George Clooney, Quentin Tarantino, Harvey Keitel, Juliette Lewis, Ernest Liu
Director: Robert Rodriguez
“Two criminals and their hostages unknowingly seek temporary refuge in a truck stop populated by vampires, with chaotic results.”(IMDb)
What to Expect
Why You Should Watch It
The obscene amount of camp and gore nearly overshadows the compelling plot and well-developed characters, but like the sunlight coming in from 20 different angles in its penultimate scene, the movie’s better qualities still shine through the cracks. This hilarious cult film was George Clooney’s first major movie role and is worth watching for the breakthrough performance that skyrocketed him to stardom.
Rainy Day Flick (C)
The characters are great in this. Seth (Clooney) is a dangerous criminal, yet refuses to kill for the sake of killing. He just wants to run away to Mexico with his brother and his money and not bother anyone. Richie (Tarantino) is terrifyingly creepy and disturbing, yet protected and loved by Seth. Jacob Fuller (Keitel) is a renounced pastor who adorably retains his Christian morals anyway, as opposed to embracing the bottle, lascivious tendencies or even swearing. He’s also implied to be the purest of all the characters by being the only one in the Titty Twister decked out in white. But sadly, even his purity couldn’t save him in the end.
I always had a hard time understanding why Tarantino and Rodriguez chose to make a film that spends over half its runtime focusing on an entertaining plot, only to completely throw it out the window in the last 40 minutes. It’s a bold creative choice, and confusingly shocking to anyone who doesn’t know what’s coming, but why? Apparently because Tarantino took a page from Jim Thompson’s novel The Getaway when writing the script. Both stories follow a pair attempting to flee to Mexico after committing a bank robbery. And just like in Dusk Till Dawn, everything is hunky-dory for our protagonists until the third act, when things start to get surreal. Aficionados of The Getaway argue that the last part of the book is meant to be allegorical.
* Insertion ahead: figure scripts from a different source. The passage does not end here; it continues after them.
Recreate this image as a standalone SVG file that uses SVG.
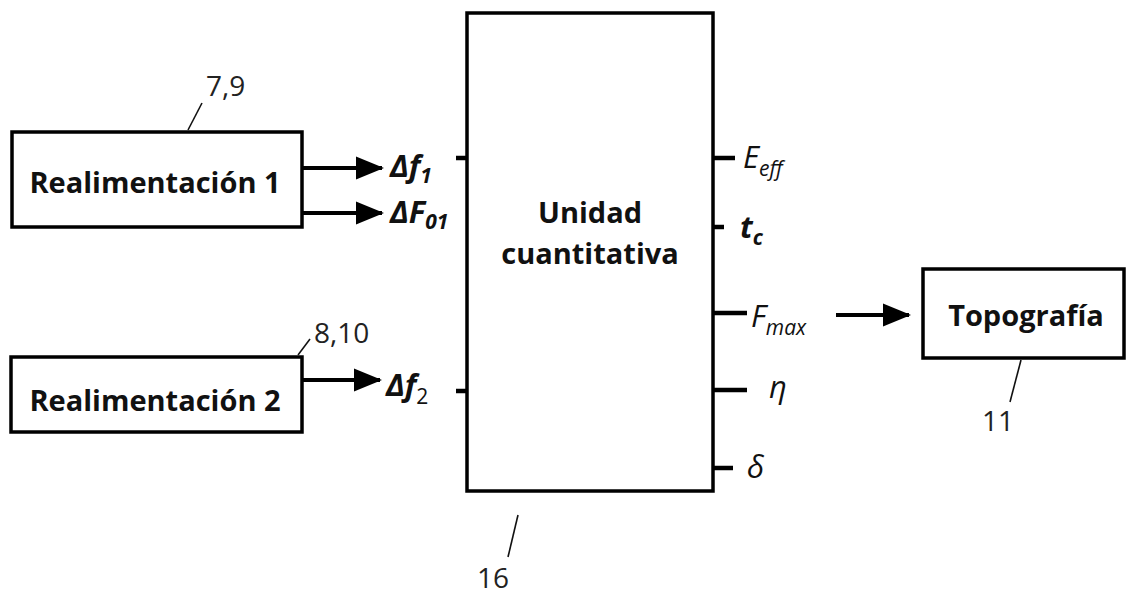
<svg xmlns="http://www.w3.org/2000/svg" width="1126" height="594" viewBox="0 0 1126 594">
<defs>
<marker id="ah" markerWidth="7" markerHeight="7" refX="6.5" refY="3.5" orient="auto" markerUnits="strokeWidth">
<path d="M0,0.6 L7,3.5 L0,6.4 Z" fill="#000"/>
</marker>
<style>
.box{fill:#fff;stroke:#000;stroke-width:3.5}
.lbl{font-family:"Open Sans","Liberation Sans",sans-serif;font-weight:700;font-size:29px;fill:#111}
.num{font-family:"Open Sans","Liberation Sans",sans-serif;font-size:28px;fill:#222}
.lead{stroke:#111;stroke-width:1.6;fill:none}
.arr{stroke:#000;stroke-width:4;fill:none}
.tick{stroke:#000;stroke-width:4.5;fill:none}
.var{font-family:"Open Sans","Liberation Sans",sans-serif;font-style:italic;font-size:31px;fill:#111}
.b{font-weight:700}
.sub{font-size:21px}
</style>
</defs>
<rect width="1126" height="594" fill="#fff"/>

<g id="realimentacion1">
<rect class="box" x="12" y="132" width="290" height="95"/>
<text class="lbl" x="155" y="193" text-anchor="middle">Realimentación 1</text>
<line class="lead" x1="188" y1="130" x2="202" y2="103"/>
<text class="num" x="206" y="96">7,9</text>
</g>

<g id="realimentacion2">
<rect class="box" x="11" y="357" width="291" height="75"/>
<text class="lbl" x="155" y="411" text-anchor="middle">Realimentación 2</text>
<line class="lead" x1="298" y1="355" x2="310" y2="339"/>
<text class="num" x="314" y="343">8,10</text>
</g>

<g id="unidad">
<rect class="box" x="467" y="13" width="246" height="478"/>
<text class="lbl" x="590" y="223" text-anchor="middle">Unidad</text>
<text class="lbl" x="590" y="264" text-anchor="middle">cuantitativa</text>
<line class="lead" x1="518" y1="515" x2="508" y2="557"/>
<text class="num" x="477" y="588">16</text>
</g>

<g id="topografia">
<rect class="box" x="923" y="269" width="201" height="89"/>
<text class="lbl" x="1026" y="326" text-anchor="middle">Topografía</text>
<line class="lead" x1="1021" y1="360" x2="1010" y2="402"/>
<text class="num" x="982" y="431">11</text>
</g>

<g id="labels">
<text class="var b" x="390" y="177">Δf<tspan class="sub" dy="6">1</tspan></text>
<text class="var b" x="390" y="223">ΔF<tspan class="sub" dy="6">01</tspan></text>
<text class="var b" x="386" y="396">Δf<tspan class="sub" dy="8" style="font-style:normal;font-weight:400">2</tspan></text>
<text class="var" x="743" y="168">E<tspan class="sub" dy="8">eff</tspan></text>
<text class="var b" x="740" y="238">t<tspan class="sub" dy="7">c</tspan></text>
<text class="var" x="751" y="327">F<tspan class="sub" dy="8">max</tspan></text>
<text class="var" x="769" y="398">η</text>
<text class="var" x="747" y="478">δ</text>
</g>

<g id="connectors">
<line class="arr" x1="302" y1="168" x2="382" y2="168" marker-end="url(#ah)"/>
<line class="arr" x1="302" y1="213" x2="382" y2="213" marker-end="url(#ah)"/>
<line class="arr" x1="302" y1="380" x2="380" y2="380" marker-end="url(#ah)"/>
<line class="arr" x1="836" y1="315" x2="909" y2="315" marker-end="url(#ah)"/>
<line class="tick" x1="456" y1="158" x2="467" y2="158"/>
<line class="tick" x1="456" y1="391" x2="467" y2="391"/>
<line class="tick" x1="713" y1="158" x2="735" y2="158"/>
<line class="tick" x1="713" y1="227" x2="724" y2="227"/>
<line class="tick" x1="713" y1="313" x2="747" y2="313"/>
<line class="tick" x1="713" y1="390" x2="747" y2="390"/>
<line class="tick" x1="713" y1="468" x2="733" y2="468"/>
</g>
</svg>
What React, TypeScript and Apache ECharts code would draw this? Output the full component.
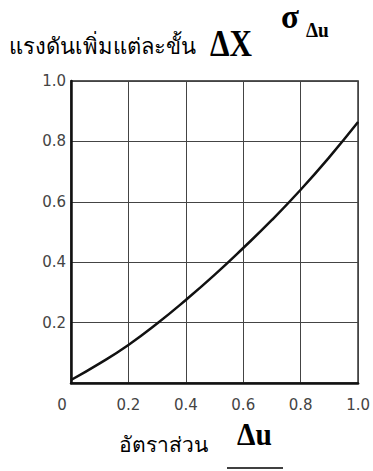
import React, { useEffect, useRef } from "react";
import * as echarts from "echarts";

const ratioValues = [0, 0.1, 0.2, 0.3, 0.4, 0.5, 0.6, 0.7, 0.8, 0.9, 1.0];
const pressureValues = [0.01, 0.065, 0.126, 0.197, 0.275, 0.358, 0.447, 0.54, 0.64, 0.748, 0.864];
const titleThai = "แรงดันเพิ่มแต่ละขั้น";
const titleSymbol = "ΔX";
const sigmaText = "σ";
const sigmaSub = "Δu";
const xNameThai = "อัตราส่วน";
const xNameSymbol = "Δu";

export default function App() {
  const ref = useRef<HTMLDivElement>(null);
  useEffect(() => {
    if (!ref.current) return;
    const chart = echarts.init(ref.current, null, { renderer: "svg" });
    const tickFont = { fontFamily: "DejaVu Sans", fontSize: 15, color: "#444" };
    chart.setOption({
      animation: false,
      backgroundColor: "#fff",
      grid: {
        left: 71,
        right: 10,
        top: 81,
        bottom: 88,
        show: true,
        borderColor: "#222",
        borderWidth: 1.5,
      },
      xAxis: {
        type: "value",
        min: 0,
        max: 1,
        interval: 0.2,
        axisLine: { show: true, lineStyle: { color: "#111", width: 2.5 } },
        axisTick: { show: false },
        splitLine: { show: true, lineStyle: { color: "#444", width: 1 } },
        axisLabel: {
          ...tickFont,
          margin: 14,
          formatter: (v: number) => (v === 0 ? "{z|0}" : v.toFixed(1)),
          rich: { z: { ...tickFont, padding: [0, 18, 0, 0] } },
        },
      },
      yAxis: {
        type: "value",
        min: 0,
        max: 1,
        interval: 0.2,
        axisLine: { show: true, lineStyle: { color: "#111", width: 2.5 } },
        axisTick: { show: false },
        splitLine: { show: true, lineStyle: { color: "#444", width: 1 } },
        axisLabel: {
          ...tickFont,
          margin: 5,
          showMinLabel: false,
          formatter: (v: number) => v.toFixed(1),
        },
      },
      series: [
        {
          type: "line",
          smooth: true,
          showSymbol: false,
          data: ratioValues.map((x, i) => [x, pressureValues[i]]),
          lineStyle: { color: "#111", width: 2.5 },
        },
      ],
      graphic: [
        {
          type: "text",
          left: 9,
          top: 34,
          style: { text: titleThai, fontFamily: "Noto Sans, sans-serif", fontSize: 22, fill: "#000" },
        },
        {
          type: "text",
          x: 210,
          y: 24,
          scaleX: 0.82,
          style: { text: titleSymbol, fontFamily: "Liberation Serif", fontWeight: "bold", fontSize: 38, fill: "#000" },
        },
        {
          type: "text",
          x: 281,
          y: 0,
          style: { text: sigmaText, fontFamily: "Liberation Serif", fontWeight: "bold", fontSize: 33, fill: "#000" },
        },
        {
          type: "text",
          x: 306,
          y: 19,
          scaleX: 0.92,
          style: { text: sigmaSub, fontFamily: "Liberation Serif", fontWeight: "bold", fontSize: 21, fill: "#000" },
        },
        {
          type: "text",
          left: 119,
          top: 433,
          style: { text: xNameThai, fontFamily: "Noto Sans, sans-serif", fontSize: 21, fill: "#000" },
        },
        {
          type: "text",
          x: 237,
          y: 419,
          scaleX: 0.92,
          style: { text: xNameSymbol, fontFamily: "Liberation Serif", fontWeight: "bold", fontSize: 32, fill: "#000" },
        },
        {
          type: "line",
          shape: { x1: 227, y1: 468, x2: 283, y2: 468 },
          style: { stroke: "#000", lineWidth: 1.5 },
        },
      ],
    });
    return () => chart.dispose();
  }, []);
  return (
    <div
      ref={ref}
      style={{ position: "fixed", left: 0, top: 0, width: 373, height: 471 }}
    />
  );
}
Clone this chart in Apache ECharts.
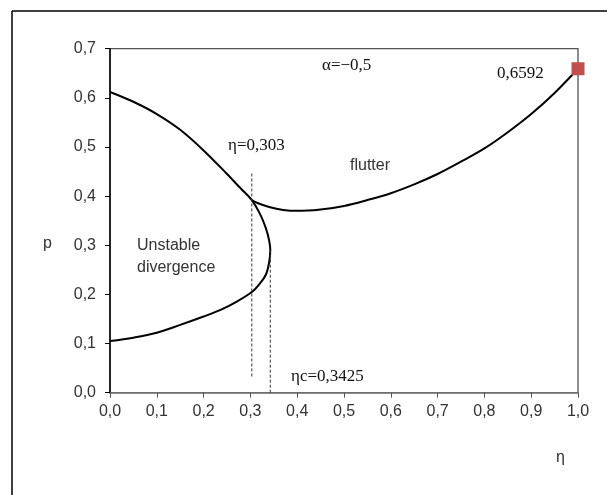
<!DOCTYPE html>
<html>
<head>
<meta charset="utf-8">
<script src="https://cdn.jsdelivr.net/npm/echarts@6/dist/echarts.min.js"></script>
<style>
  html, body { margin: 0; padding: 0; background: #fff; }
  #chart { width: 607px; height: 495px; }
</style>
</head>
<body>
<div id="chart"></div>
<script>
// divergence boundary (upper branch -> nose at eta_c -> lower branch)
const divEta = [0, 0.05, 0.1, 0.15, 0.2, 0.25, 0.28, 0.303, 0.32, 0.333, 0.34, 0.3425, 0.34, 0.333, 0.32, 0.303, 0.27, 0.235, 0.2, 0.15, 0.1, 0.05, 0];
const divP   = [0.612, 0.592, 0.567, 0.535, 0.493, 0.445, 0.415, 0.392, 0.365, 0.335, 0.31, 0.29, 0.265, 0.24, 0.222, 0.205, 0.185, 0.168, 0.155, 0.138, 0.122, 0.112, 0.105];

// flutter boundary
const flutEta = [0.303, 0.315, 0.34, 0.37, 0.4, 0.45, 0.5, 0.55, 0.6, 0.65, 0.7, 0.75, 0.8, 0.85, 0.9, 0.95, 1.0];
const flutP   = [0.392, 0.386, 0.378, 0.372, 0.37, 0.373, 0.38, 0.392, 0.406, 0.424, 0.445, 0.47, 0.497, 0.53, 0.567, 0.61, 0.6592];

// reference lines
const eta303Line = [[0.303, 0.033], [0.303, 0.45]];
const etaCLine   = [[0.3425, 0], [0.3425, 0.29]];
const endPoint   = [[1.0, 0.6592]];

const zip = (a, b) => a.map((v, i) => [v, b[i]]);
const comma = v => v.toFixed(1).replace('.', ',');

const chart = echarts.init(document.getElementById('chart'));
const sans = 'Liberation Sans, Arial, sans-serif';
const serif = 'Liberation Serif, Times New Roman, serif';

chart.setOption({
  animation: false,
  backgroundColor: '#fff',
  grid: {
    left: 110, right: 29, top: 48.7, bottom: 102.3,
    show: true, borderColor: '#555', borderWidth: 1.3
  },
  xAxis: {
    type: 'value', min: 0, max: 1, interval: 0.1,
    axisLine: { lineStyle: { color: '#777', width: 1.5 } },
    axisTick: { show: true, length: 5, lineStyle: { color: '#555' } },
    axisLabel: { formatter: comma, color: '#333', fontFamily: sans, fontSize: 16, margin: 11 },
    splitLine: { show: false }
  },
  yAxis: {
    type: 'value', min: 0, max: 0.7, interval: 0.1,
    axisLine: { show: true, lineStyle: { color: '#000', width: 1.5 } },
    axisTick: { show: true, length: 5, lineStyle: { color: '#000' } },
    axisLabel: { formatter: comma, color: '#333', fontFamily: sans, fontSize: 16, margin: 14 },
    splitLine: { show: false }
  },
  series: [
    {
      type: 'line', data: zip(divEta, divP), smooth: 0.35, showSymbol: false,
      lineStyle: { color: '#000', width: 2 }
    },
    {
      type: 'line', data: zip(flutEta, flutP), smooth: 0.35, showSymbol: false,
      lineStyle: { color: '#000', width: 2 }
    },
    {
      type: 'line', data: eta303Line, showSymbol: false,
      lineStyle: { color: '#333', width: 1, type: [3, 2] }
    },
    {
      type: 'line', data: etaCLine, showSymbol: false,
      lineStyle: { color: '#333', width: 1, type: [3, 2] }
    },
    {
      type: 'scatter', data: endPoint, symbol: 'rect', symbolSize: 13,
      itemStyle: { color: '#c0504d', opacity: 1 }, clip: false, z: 5
    }
  ],
  graphic: [
    { type: 'line', shape: { x1: 12, y1: 11, x2: 12, y2: 495 }, style: { stroke: '#000', lineWidth: 1.5 } },
    { type: 'line', shape: { x1: 12, y1: 11, x2: 607, y2: 11 }, style: { stroke: '#000', lineWidth: 1.5 } },
    { type: 'text', left: 43, top: 236, style: { text: 'p', font: '16px ' + sans, fill: '#333' } },
    { type: 'text', left: 556, top: 450, style: { text: 'η', font: '16px ' + sans, fill: '#333' } },
    { type: 'text', left: 322, top: 57, style: { text: 'α=−0,5', font: '17px ' + serif, fill: '#111' } },
    { type: 'text', left: 497, top: 65, style: { text: '0,6592', font: '17px ' + serif, fill: '#111' } },
    { type: 'text', left: 228, top: 137, style: { text: 'η=0,303', font: '17px ' + serif, fill: '#111' } },
    { type: 'text', left: 350, top: 158, style: { text: 'flutter', font: '16px ' + sans, fill: '#333' } },
    { type: 'text', left: 137, top: 235, style: { text: 'Unstable\ndivergence', font: '16px ' + sans, fill: '#333', lineHeight: 22 } },
    { type: 'text', left: 291, top: 368, style: { text: 'ηc=0,3425', font: '17px ' + serif, fill: '#111' } }
  ]
});
</script>
</body>
</html>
I think Tarantino deviates from the source material in that respect, meaning for his vampires to be quite literal.
The mysterious El Rey that Seth is going to in Dusk Till Dawn is also in The Getaway. In Thompson’s story, El Rey runs a luxurious criminal sanctuary with a high cost of living and a monthly spending requirement. Citizens are forced to kill each other in order to maintain their wealth and keep from being exiled to a nearby cannibalistic village. Seth is clearly aware of El Rey’s conditions (the name of the man becoming the name of the place in the film) when he refuses to take Kate (Lewis) with him, uttering those famous last words, “I may be a bastard, but I’m not a fucking bastard.” Getaway symbolists who have seen Dusk Till Dawn may also be pleased to see the religious connections in the movie, as the kingdom of El Rey has been compared to Hell; appropriate for two criminal brothers to survive the rest of their days, but not for the daughter of a preacher.